Retailer Spar’s debt woes were in the spotlight yesterday after it posted its interims and said it had breached debt covenants with banks, due to the weakening of the rand and translation of foreign debt into reporting South African currency.
Its financiers had wavered the breached covenants and been very supportive, it said.
For the six months ended March 31, 2023 the group said diluted headline earnings per share declined by 30.2% to 447.7 cents as it reported lower sales in South Africa and Switzerland. Turnover for the group increased by 7.9% to R72.9 billion.
Spar said on March 31, 2023, owing to the weakening of the rand and translation of foreign debt into reporting currency (ZAR), coupled with lower than expected profitability due to cost increases that could not be restricted in line with lower-than-expected turnover growth, there was a breach of the group’s leverage (pre-IFRS 16 net debt/Ebitda) covenant.
Speaking at the retailer’s results presentation, Spar’s executive chairman, Mike Bosman, said the projections and forecasts of the company had suggested that it would still be constrained in September, unless there had been a dramatic turnaround in the working capital.

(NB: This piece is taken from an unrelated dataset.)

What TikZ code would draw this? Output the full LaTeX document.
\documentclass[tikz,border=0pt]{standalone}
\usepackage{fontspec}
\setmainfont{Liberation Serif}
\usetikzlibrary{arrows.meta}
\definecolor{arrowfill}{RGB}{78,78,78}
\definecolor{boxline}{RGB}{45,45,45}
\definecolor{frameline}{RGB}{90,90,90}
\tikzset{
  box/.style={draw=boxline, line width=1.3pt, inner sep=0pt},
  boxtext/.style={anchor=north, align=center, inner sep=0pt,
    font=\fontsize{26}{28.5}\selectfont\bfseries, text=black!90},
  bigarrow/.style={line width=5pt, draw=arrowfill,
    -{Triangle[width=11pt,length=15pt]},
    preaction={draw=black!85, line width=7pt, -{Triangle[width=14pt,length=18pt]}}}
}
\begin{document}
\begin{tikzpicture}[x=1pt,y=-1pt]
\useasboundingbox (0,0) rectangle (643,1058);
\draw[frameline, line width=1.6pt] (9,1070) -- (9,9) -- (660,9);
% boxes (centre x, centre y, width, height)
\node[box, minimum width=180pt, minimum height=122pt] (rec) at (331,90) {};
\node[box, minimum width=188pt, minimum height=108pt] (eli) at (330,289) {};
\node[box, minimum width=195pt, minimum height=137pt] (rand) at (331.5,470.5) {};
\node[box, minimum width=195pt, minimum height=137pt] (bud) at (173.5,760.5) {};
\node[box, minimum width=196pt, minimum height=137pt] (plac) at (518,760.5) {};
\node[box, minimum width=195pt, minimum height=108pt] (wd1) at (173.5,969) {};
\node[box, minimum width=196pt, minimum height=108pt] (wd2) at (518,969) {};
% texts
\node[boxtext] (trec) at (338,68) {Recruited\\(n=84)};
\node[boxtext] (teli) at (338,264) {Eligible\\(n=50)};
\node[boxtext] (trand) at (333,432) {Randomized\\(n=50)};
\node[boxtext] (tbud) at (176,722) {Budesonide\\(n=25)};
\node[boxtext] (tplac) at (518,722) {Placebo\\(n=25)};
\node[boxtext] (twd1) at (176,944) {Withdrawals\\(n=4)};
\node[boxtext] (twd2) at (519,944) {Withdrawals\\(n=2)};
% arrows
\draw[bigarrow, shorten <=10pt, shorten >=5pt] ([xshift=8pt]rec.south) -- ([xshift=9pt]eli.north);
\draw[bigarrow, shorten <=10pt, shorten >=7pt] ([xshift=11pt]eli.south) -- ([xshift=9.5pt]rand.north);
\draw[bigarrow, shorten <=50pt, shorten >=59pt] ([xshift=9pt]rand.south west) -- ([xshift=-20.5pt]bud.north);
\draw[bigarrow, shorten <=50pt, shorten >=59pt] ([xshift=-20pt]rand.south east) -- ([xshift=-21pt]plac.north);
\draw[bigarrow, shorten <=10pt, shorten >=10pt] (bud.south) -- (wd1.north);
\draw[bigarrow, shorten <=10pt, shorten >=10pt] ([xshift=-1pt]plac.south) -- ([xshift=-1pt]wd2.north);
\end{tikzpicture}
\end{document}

“We have presented that to the Irish banks, and certain European bankers have already been supportive of that… In fact, we’ve received the support from start to beyond September of 2023. But as a formality, we will approach all of the banks again in September and again, request their support at this point,” he said.
Bosman said: “The other important thing, which we really want everybody to understand clearly, is that we hold most overseas debt… This debt is cheap.”

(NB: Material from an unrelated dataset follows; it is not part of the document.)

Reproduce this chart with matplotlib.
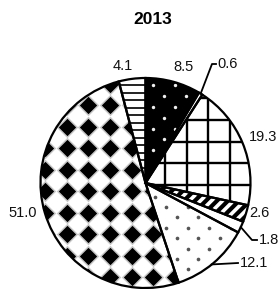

Spar said the group’s net debt for covenant purposes totalled R12.8 billion. As of September 30, 2022 the group’s net debt totalled R9.8bn.
“The increase in net debt of R3bn between year-end and the interim period-end reflects the increase in the net overdraft position in South Africa of R1.7bn, predominantly relating to the working capital cash-flow impact of SAP go-live challenges at the KZN (KwaZulu-Natal distribution centre, and financial support extended to SPAR Poland,” it said.
The increase in net debt, also reflected an increase in foreign-denominated borrowings of R1.3bn due to the foreign exchange impact upon translation of the foreign-denominated borrowings into reporting currency, and increased foreign debt to fund capital expenditure in Switzerland as well as acquisitions in Ireland.
“Group net debt includes group borrowings of R8.5bn (2022: R7.6bn). Most of the group borrowings are foreign currency denominated, with 60.4% Euro-denominated and 37.8 Swiss franc-denominated in ZAR terms,” it said.
The ailing retailer has not been only battling debt. It also doesn’t have a leader and has been losing market share from other retailers such as Pick n Pay and Shoprite.
Bosman said the retailer would give an update in about a month’s time about the appointment of a new South Africa Spar CEO. He said Spar didn’t want to rush into making an appointment.
Spar’s former CEO, Brett Botten, announced in January that he would retire after close to two years at the helm.
The retirement of Botten, 57, came at a time when the retail faced allegations from independent retailers who use the Spar brand that it engaged in “fictitious” and “fraudulent” loans, as well as racial bias.
In December, Spar denied the financial allegations were symptomatic of “dodgy accounting” or that it discriminated against some of its retailers based on race or store location.
At the time, the group did not give a reason for Botten’s retirement.
By 5pm the share price was down 2.02% at R101.05.